▶ [Recorded information]:
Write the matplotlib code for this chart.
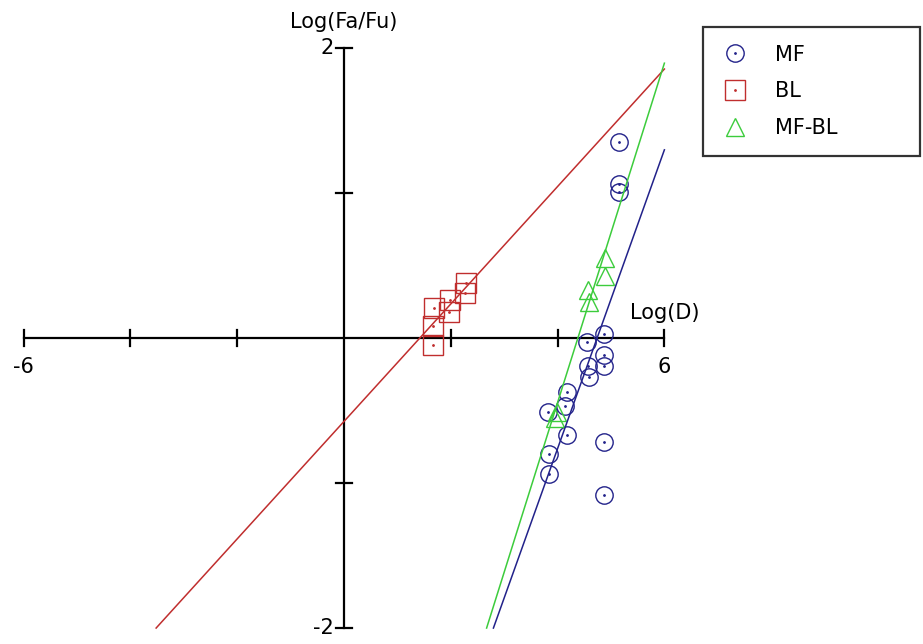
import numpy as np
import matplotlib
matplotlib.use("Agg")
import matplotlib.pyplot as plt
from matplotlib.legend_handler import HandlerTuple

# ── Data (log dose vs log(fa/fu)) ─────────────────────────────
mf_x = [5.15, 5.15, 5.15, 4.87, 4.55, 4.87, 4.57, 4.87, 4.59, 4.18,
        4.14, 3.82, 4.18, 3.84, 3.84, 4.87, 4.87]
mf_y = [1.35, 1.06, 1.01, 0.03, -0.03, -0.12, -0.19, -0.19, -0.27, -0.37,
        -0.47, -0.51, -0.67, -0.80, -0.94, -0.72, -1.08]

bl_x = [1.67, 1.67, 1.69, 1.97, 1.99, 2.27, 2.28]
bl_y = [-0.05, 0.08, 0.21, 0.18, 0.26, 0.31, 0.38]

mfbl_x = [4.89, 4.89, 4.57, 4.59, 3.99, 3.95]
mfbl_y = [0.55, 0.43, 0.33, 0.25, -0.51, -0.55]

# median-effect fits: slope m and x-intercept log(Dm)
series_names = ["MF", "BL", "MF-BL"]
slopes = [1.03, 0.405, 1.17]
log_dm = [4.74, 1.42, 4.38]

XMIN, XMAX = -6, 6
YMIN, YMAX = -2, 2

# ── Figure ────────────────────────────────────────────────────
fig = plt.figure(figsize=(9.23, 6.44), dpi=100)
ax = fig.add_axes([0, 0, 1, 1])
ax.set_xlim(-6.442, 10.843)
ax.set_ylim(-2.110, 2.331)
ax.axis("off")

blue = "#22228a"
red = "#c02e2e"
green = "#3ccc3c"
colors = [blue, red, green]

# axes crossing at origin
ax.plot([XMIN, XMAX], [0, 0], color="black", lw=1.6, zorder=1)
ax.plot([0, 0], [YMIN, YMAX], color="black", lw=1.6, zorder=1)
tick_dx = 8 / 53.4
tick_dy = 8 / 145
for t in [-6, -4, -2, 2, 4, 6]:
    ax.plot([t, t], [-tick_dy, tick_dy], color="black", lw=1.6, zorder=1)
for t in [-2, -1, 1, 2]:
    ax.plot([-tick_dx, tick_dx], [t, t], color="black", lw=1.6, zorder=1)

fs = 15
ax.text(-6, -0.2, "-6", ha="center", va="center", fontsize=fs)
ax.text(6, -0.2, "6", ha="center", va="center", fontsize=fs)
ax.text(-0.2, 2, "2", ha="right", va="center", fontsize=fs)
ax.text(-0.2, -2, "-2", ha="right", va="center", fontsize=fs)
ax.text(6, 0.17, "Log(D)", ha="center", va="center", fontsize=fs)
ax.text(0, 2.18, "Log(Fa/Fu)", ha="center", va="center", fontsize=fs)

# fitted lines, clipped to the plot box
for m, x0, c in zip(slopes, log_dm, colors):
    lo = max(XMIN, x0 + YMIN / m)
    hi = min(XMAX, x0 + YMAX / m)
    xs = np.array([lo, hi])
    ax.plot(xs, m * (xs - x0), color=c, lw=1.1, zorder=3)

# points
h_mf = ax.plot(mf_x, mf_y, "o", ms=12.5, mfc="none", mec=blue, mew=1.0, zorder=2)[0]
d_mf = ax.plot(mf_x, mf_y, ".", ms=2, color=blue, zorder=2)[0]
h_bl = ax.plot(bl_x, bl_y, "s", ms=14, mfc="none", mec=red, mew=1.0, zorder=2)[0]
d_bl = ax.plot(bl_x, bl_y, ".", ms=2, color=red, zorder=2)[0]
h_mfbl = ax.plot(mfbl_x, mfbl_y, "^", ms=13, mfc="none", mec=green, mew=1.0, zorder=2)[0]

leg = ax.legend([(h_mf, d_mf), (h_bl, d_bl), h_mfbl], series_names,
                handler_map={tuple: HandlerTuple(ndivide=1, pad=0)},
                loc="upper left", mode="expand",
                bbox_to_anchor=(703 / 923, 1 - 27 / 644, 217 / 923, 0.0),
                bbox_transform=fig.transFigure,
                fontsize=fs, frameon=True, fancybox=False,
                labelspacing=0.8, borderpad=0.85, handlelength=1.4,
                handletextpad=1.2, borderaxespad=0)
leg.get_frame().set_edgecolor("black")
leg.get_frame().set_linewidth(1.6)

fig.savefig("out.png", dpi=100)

▶ [Set problem]: Begin at the top of the material above and output each line exactly, stopping after the line that holds "bl_y = [-0.05, 0.08, 0.21, 0.18, 0.26, 0.31, 0.38]". Leave out pictures.

▶ [Full output]:
Write the matplotlib code for this chart.
import numpy as np
import matplotlib
matplotlib.use("Agg")
import matplotlib.pyplot as plt
from matplotlib.legend_handler import HandlerTuple

# ── Data (log dose vs log(fa/fu)) ─────────────────────────────
mf_x = [5.15, 5.15, 5.15, 4.87, 4.55, 4.87, 4.57, 4.87, 4.59, 4.18,
        4.14, 3.82, 4.18, 3.84, 3.84, 4.87, 4.87]
mf_y = [1.35, 1.06, 1.01, 0.03, -0.03, -0.12, -0.19, -0.19, -0.27, -0.37,
        -0.47, -0.51, -0.67, -0.80, -0.94, -0.72, -1.08]

bl_x = [1.67, 1.67, 1.69, 1.97, 1.99, 2.27, 2.28]
bl_y = [-0.05, 0.08, 0.21, 0.18, 0.26, 0.31, 0.38]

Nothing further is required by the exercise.